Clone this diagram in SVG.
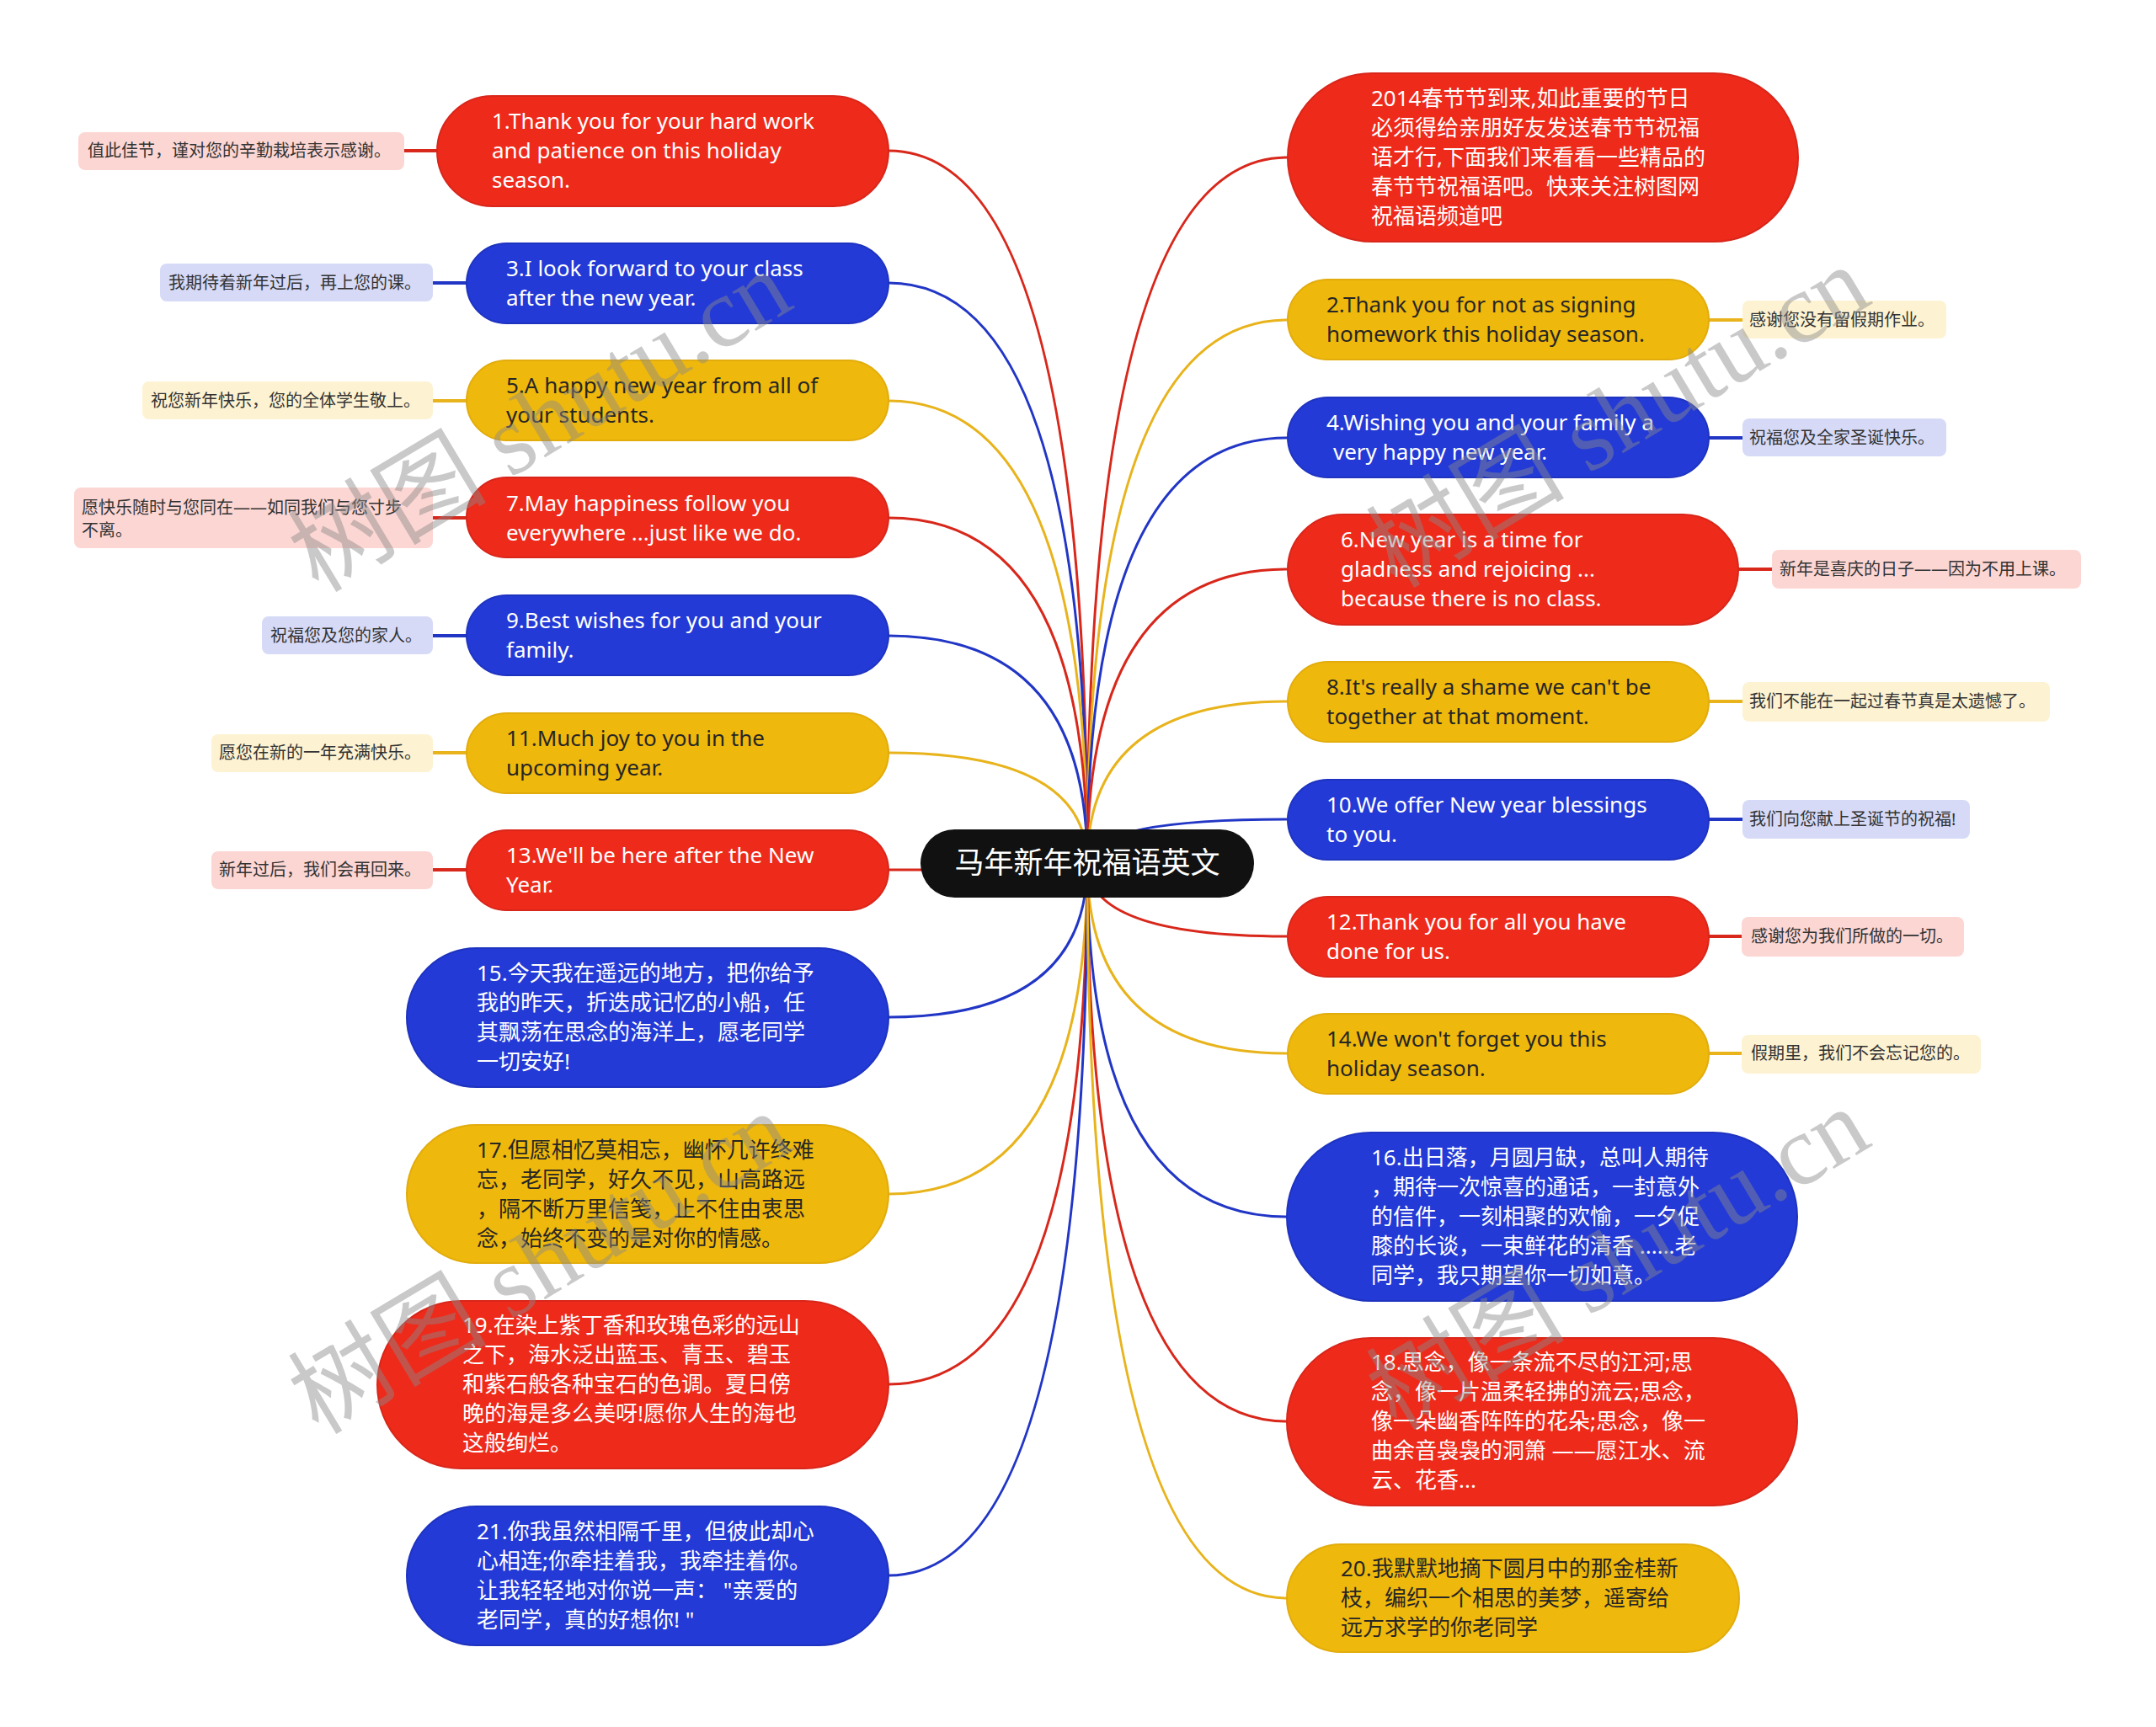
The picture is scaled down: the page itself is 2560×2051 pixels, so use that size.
<svg xmlns="http://www.w3.org/2000/svg" width="2560" height="2051" viewBox="0 0 2560 2051">
<style>
.red{fill:#EE2A1B;stroke:#D9261A;stroke-width:2}
.blue{fill:#233AD6;stroke:#1E33C0;stroke-width:2}
.yel{fill:#EFB80C;stroke:#E2AC0C;stroke-width:2}
.np{fill:#FCD6D3}
.nb{fill:#D6DAF7}
.nc{fill:#FDF2D1}
text{font-family:"Noto Sans","Noto Sans CJK SC",sans-serif}
.tw{fill:#FFFFFF;font-size:26px}
.td{fill:#262626;font-size:26px}
.tn{fill:#333333;font-size:20px}
.c{fill:none;stroke-width:3}
.cl{fill:none;stroke-width:4}
.sr{stroke:#D8271B}
.sb{stroke:#2236C6}
.sy{stroke:#E8B31B}
.wm{font-family:"Liberation Serif","Noto Sans CJK SC",serif;font-size:118px;fill:#8a8a8a;opacity:0.45}
</style>
<rect width="2560" height="2051" fill="#FFFFFF"/>
<g id="connectors">
<path class="c sr" d="M1291 1025 Q1291 179 1055 179"/>
<path class="c sb" d="M1291 1025 Q1291 336 1055 336"/>
<path class="c sy" d="M1291 1025 Q1291 476 1055 476"/>
<path class="c sr" d="M1291 1025 Q1291 615 1055 615"/>
<path class="c sb" d="M1291 1025 Q1291 755 1055 755"/>
<path class="c sy" d="M1291 1025 Q1291 894 1055 894"/>
<path class="c sr" d="M1291 1025 Q1291 1033 1055 1033"/>
<path class="c sb" d="M1291 1025 Q1291 1208 1055 1208"/>
<path class="c sy" d="M1291 1025 Q1291 1418 1055 1418"/>
<path class="c sr" d="M1291 1025 Q1291 1644 1055 1644"/>
<path class="c sb" d="M1291 1025 Q1291 1871 1055 1871"/>
<path class="c sr" d="M1291 1025 Q1291 187 1528 187"/>
<path class="c sy" d="M1291 1025 Q1291 380 1528 380"/>
<path class="c sb" d="M1291 1025 Q1291 520 1528 520"/>
<path class="c sr" d="M1291 1025 Q1291 676 1528 676"/>
<path class="c sy" d="M1291 1025 Q1291 833 1528 833"/>
<path class="c sb" d="M1291 1025 Q1291 973 1528 973"/>
<path class="c sr" d="M1291 1025 Q1291 1112 1528 1112"/>
<path class="c sy" d="M1291 1025 Q1291 1251 1528 1251"/>
<path class="c sb" d="M1291 1025 Q1291 1445 1528 1445"/>
<path class="c sr" d="M1291 1025 Q1291 1688 1528 1688"/>
<path class="c sy" d="M1291 1025 Q1291 1898 1528 1898"/>
<path class="cl sr" d="M480 179H519"/>
<path class="cl sb" d="M514 336H554"/>
<path class="cl sy" d="M514 476H554"/>
<path class="cl sr" d="M514 615H554"/>
<path class="cl sb" d="M514 755H554"/>
<path class="cl sy" d="M514 894H554"/>
<path class="cl sr" d="M514 1033H554"/>
<path class="cl sy" d="M2029 380H2069"/>
<path class="cl sb" d="M2029 520H2069"/>
<path class="cl sr" d="M2064 676H2104"/>
<path class="cl sy" d="M2029 833H2069"/>
<path class="cl sb" d="M2029 973H2069"/>
<path class="cl sr" d="M2029 1112H2068"/>
<path class="cl sy" d="M2029 1251H2068"/>
</g>
<g id="center">
<rect x="1093" y="985" width="396" height="81" rx="40.5" fill="#111111"/>
<text x="1291" y="1037" text-anchor="middle" style="font-family:'Noto Sans CJK SC',sans-serif;font-size:35px;fill:#FFFFFF">马年新年祝福语英文</text>
</g>
<g id="n1">
<rect class="red" x="519" y="114" width="536" height="131" rx="65.5"/>
<text class="tw" x="584" y="153">1.Thank you for your hard work</text>
<text class="tw" x="584" y="188">and patience on this holiday</text>
<text class="tw" x="584" y="223">season.</text>
</g>
<g id="n1note">
<rect class="np" x="93" y="157" width="387" height="45" rx="8"/>
<text class="tn" x="104" y="186">值此佳节，谨对您的辛勤栽培表示感谢。</text>
</g>
<g id="n3">
<rect class="blue" x="554" y="289" width="501" height="95" rx="47.5"/>
<text class="tw" x="601" y="328">3.I look forward to your class</text>
<text class="tw" x="601" y="363">after the new year.</text>
</g>
<g id="n3note">
<rect class="nb" x="190" y="313" width="324" height="45" rx="8"/>
<text class="tn" x="200" y="343">我期待着新年过后，再上您的课。</text>
</g>
<g id="n5">
<rect class="yel" x="554" y="428" width="501" height="95" rx="47.5"/>
<text class="td" x="601" y="467">5.A happy new year from all of</text>
<text class="td" x="601" y="502">your students.</text>
</g>
<g id="n5note">
<rect class="nc" x="169" y="453" width="345" height="45" rx="8"/>
<text class="tn" x="179" y="483">祝您新年快乐，您的全体学生敬上。</text>
</g>
<g id="n7">
<rect class="red" x="554" y="567" width="501" height="95" rx="47.5"/>
<text class="tw" x="601" y="607">7.May happiness follow you</text>
<text class="tw" x="601" y="642">everywhere ...just like we do.</text>
</g>
<g id="n7note">
<rect class="np" x="88" y="579" width="426" height="72" rx="8"/>
<text class="tn" x="97" y="610">愿快乐随时与您同在——如同我们与您寸步</text>
<text class="tn" x="97" y="637">不离。</text>
</g>
<g id="n9">
<rect class="blue" x="554" y="707" width="501" height="95" rx="47.5"/>
<text class="tw" x="601" y="746">9.Best wishes for you and your</text>
<text class="tw" x="601" y="781">family.</text>
</g>
<g id="n9note">
<rect class="nb" x="311" y="732" width="203" height="45" rx="8"/>
<text class="tn" x="321" y="762">祝福您及您的家人。</text>
</g>
<g id="n11">
<rect class="yel" x="554" y="847" width="501" height="95" rx="47.5"/>
<text class="td" x="601" y="886">11.Much joy to you in the</text>
<text class="td" x="601" y="921">upcoming year.</text>
</g>
<g id="n11note">
<rect class="nc" x="251" y="872" width="263" height="45" rx="8"/>
<text class="tn" x="260" y="901">愿您在新的一年充满快乐。</text>
</g>
<g id="n13">
<rect class="red" x="554" y="986" width="501" height="95" rx="47.5"/>
<text class="tw" x="601" y="1025">13.We'll be here after the New</text>
<text class="tw" x="601" y="1060">Year.</text>
</g>
<g id="n13note">
<rect class="np" x="251" y="1011" width="263" height="45" rx="8"/>
<text class="tn" x="260" y="1040">新年过后，我们会再回来。</text>
</g>
<g id="n15">
<rect class="blue" x="483" y="1126" width="572" height="165" rx="82.5"/>
<text class="tw" x="566" y="1165">15.今天我在遥远的地方，把你给予</text>
<text class="tw" x="566" y="1200">我的昨天，折迭成记忆的小船，任</text>
<text class="tw" x="566" y="1235">其飘荡在思念的海洋上，愿老同学</text>
<text class="tw" x="566" y="1270">一切安好!</text>
</g>
<g id="n17">
<rect class="yel" x="483" y="1336" width="572" height="164" rx="82"/>
<text class="td" x="566" y="1375">17.但愿相忆莫相忘，幽怀几许终难</text>
<text class="td" x="566" y="1410">忘，老同学，好久不见，山高路远</text>
<text class="td" x="566" y="1445">，隔不断万里信笺，止不住由衷思</text>
<text class="td" x="566" y="1480">念，始终不变的是对你的情感。</text>
</g>
<g id="n19">
<rect class="red" x="448" y="1545" width="607" height="199" rx="99.5"/>
<text class="tw" x="549" y="1583">19.在染上紫丁香和玫瑰色彩的远山</text>
<text class="tw" x="549" y="1618">之下，海水泛出蓝玉、青玉、碧玉</text>
<text class="tw" x="549" y="1653">和紫石般各种宝石的色调。夏日傍</text>
<text class="tw" x="549" y="1688">晚的海是多么美呀!愿你人生的海也</text>
<text class="tw" x="549" y="1723">这般绚烂。</text>
</g>
<g id="n21">
<rect class="blue" x="483" y="1789" width="572" height="165" rx="82.5"/>
<text class="tw" x="566" y="1828">21.你我虽然相隔千里，但彼此却心</text>
<text class="tw" x="566" y="1863">心相连;你牵挂着我，我牵挂着你。</text>
<text class="tw" x="566" y="1898">让我轻轻地对你说一声： "亲爱的</text>
<text class="tw" x="566" y="1933">老同学，真的好想你! "</text>
</g>
<g id="n0">
<rect class="red" x="1529" y="87" width="606" height="200" rx="100"/>
<text class="tw" x="1628" y="126">2014春节节到来,如此重要的节日</text>
<text class="tw" x="1628" y="161">必须得给亲朋好友发送春节节祝福</text>
<text class="tw" x="1628" y="196">语才行,下面我们来看看一些精品的</text>
<text class="tw" x="1628" y="231">春节节祝福语吧。快来关注树图网</text>
<text class="tw" x="1628" y="266">祝福语频道吧</text>
</g>
<g id="n2">
<rect class="yel" x="1529" y="332" width="500" height="95" rx="47.5"/>
<text class="td" x="1575" y="371">2.Thank you for not as signing</text>
<text class="td" x="1575" y="406">homework this holiday season.</text>
</g>
<g id="n2note">
<rect class="nc" x="2069" y="357" width="242" height="45" rx="8"/>
<text class="tn" x="2077" y="387">感谢您没有留假期作业。</text>
</g>
<g id="n4">
<rect class="blue" x="1529" y="472" width="500" height="95" rx="47.5"/>
<text class="tw" x="1575" y="511">4.Wishing you and your family a</text>
<text class="tw" x="1583" y="546">very happy new year.</text>
</g>
<g id="n4note">
<rect class="nb" x="2069" y="497" width="242" height="45" rx="8"/>
<text class="tn" x="2077" y="527">祝福您及全家圣诞快乐。</text>
</g>
<g id="n6">
<rect class="red" x="1529" y="611" width="535" height="131" rx="65.5"/>
<text class="tw" x="1592" y="650">6.New year is a time for</text>
<text class="tw" x="1592" y="685">gladness and rejoicing ...</text>
<text class="tw" x="1592" y="720">because there is no class.</text>
</g>
<g id="n6note">
<rect class="np" x="2104" y="653" width="367" height="46" rx="8"/>
<text class="tn" x="2113" y="683">新年是喜庆的日子——因为不用上课。</text>
</g>
<g id="n8">
<rect class="yel" x="1529" y="786" width="500" height="95" rx="47.5"/>
<text class="td" x="1575" y="825">8.It's really a shame we can't be</text>
<text class="td" x="1575" y="860">together at that moment.</text>
</g>
<g id="n8note">
<rect class="nc" x="2069" y="810" width="365" height="47" rx="8"/>
<text class="tn" x="2077" y="840">我们不能在一起过春节真是太遗憾了。</text>
</g>
<g id="n10">
<rect class="blue" x="1529" y="926" width="500" height="95" rx="47.5"/>
<text class="tw" x="1575" y="965">10.We offer New year blessings</text>
<text class="tw" x="1575" y="1000">to you.</text>
</g>
<g id="n10note">
<rect class="nb" x="2069" y="950" width="270" height="46" rx="8"/>
<text class="tn" x="2077" y="980">我们向您献上圣诞节的祝福!</text>
</g>
<g id="n12">
<rect class="red" x="1529" y="1065" width="500" height="95" rx="47.5"/>
<text class="tw" x="1575" y="1104">12.Thank you for all you have</text>
<text class="tw" x="1575" y="1139">done for us.</text>
</g>
<g id="n12note">
<rect class="np" x="2068" y="1089" width="264" height="47" rx="8"/>
<text class="tn" x="2079" y="1119">感谢您为我们所做的一切。</text>
</g>
<g id="n14">
<rect class="yel" x="1529" y="1204" width="500" height="95" rx="47.5"/>
<text class="td" x="1575" y="1243">14.We won't forget you this</text>
<text class="td" x="1575" y="1278">holiday season.</text>
</g>
<g id="n14note">
<rect class="nc" x="2068" y="1229" width="284" height="46" rx="8"/>
<text class="tn" x="2079" y="1258">假期里，我们不会忘记您的。</text>
</g>
<g id="n16">
<rect class="blue" x="1528" y="1345" width="606" height="200" rx="100"/>
<text class="tw" x="1628" y="1384">16.出日落，月圆月缺，总叫人期待</text>
<text class="tw" x="1628" y="1419">，期待一次惊喜的通话，一封意外</text>
<text class="tw" x="1628" y="1454">的信件，一刻相聚的欢愉，一夕促</text>
<text class="tw" x="1628" y="1489">膝的长谈，一束鲜花的清香 ......老</text>
<text class="tw" x="1628" y="1524">同学，我只期望你一切如意。</text>
</g>
<g id="n18">
<rect class="red" x="1528" y="1589" width="606" height="199" rx="99.5"/>
<text class="tw" x="1628" y="1627">18.思念，像一条流不尽的江河;思</text>
<text class="tw" x="1628" y="1662">念，像一片温柔轻拂的流云;思念，</text>
<text class="tw" x="1628" y="1697">像一朵幽香阵阵的花朵;思念，像一</text>
<text class="tw" x="1628" y="1732">曲余音袅袅的洞箫 ——愿江水、流</text>
<text class="tw" x="1628" y="1767">云、花香...</text>
</g>
<g id="n20">
<rect class="yel" x="1528" y="1834" width="537" height="128" rx="64"/>
<text class="td" x="1592" y="1872">20.我默默地摘下圆月中的那金桂新</text>
<text class="td" x="1592" y="1907">枝，编织一个相思的美梦，遥寄给</text>
<text class="td" x="1592" y="1942">远方求学的你老同学</text>
</g>
<g id="watermarks">
<text class="wm" transform="translate(378 705) rotate(-31)">树图 shutu.cn</text>
<text class="wm" transform="translate(1658 700) rotate(-31)">树图 shutu.cn</text>
<text class="wm" transform="translate(378 1705) rotate(-31)">树图 shutu.cn</text>
<text class="wm" transform="translate(1658 1700) rotate(-31)">树图 shutu.cn</text>
</g>
</svg>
────────
### WORK TO COMPLETE
From the listing above, pick out every line containing "size".

### OUTPUT
The picture is scaled down: the page itself is 2560×2051 pixels, so use that size.
.tw{fill:#FFFFFF;font-size:26px}
.td{fill:#262626;font-size:26px}
.tn{fill:#333333;font-size:20px}
.wm{font-family:"Liberation Serif","Noto Sans CJK SC",serif;font-size:118px;fill:#8a8a8a;opacity:0.45}
<text x="1291" y="1037" text-anchor="middle" style="font-family:'Noto Sans CJK SC',sans-serif;font-size:35px;fill:#FFFFFF">马年新年祝福语英文</text>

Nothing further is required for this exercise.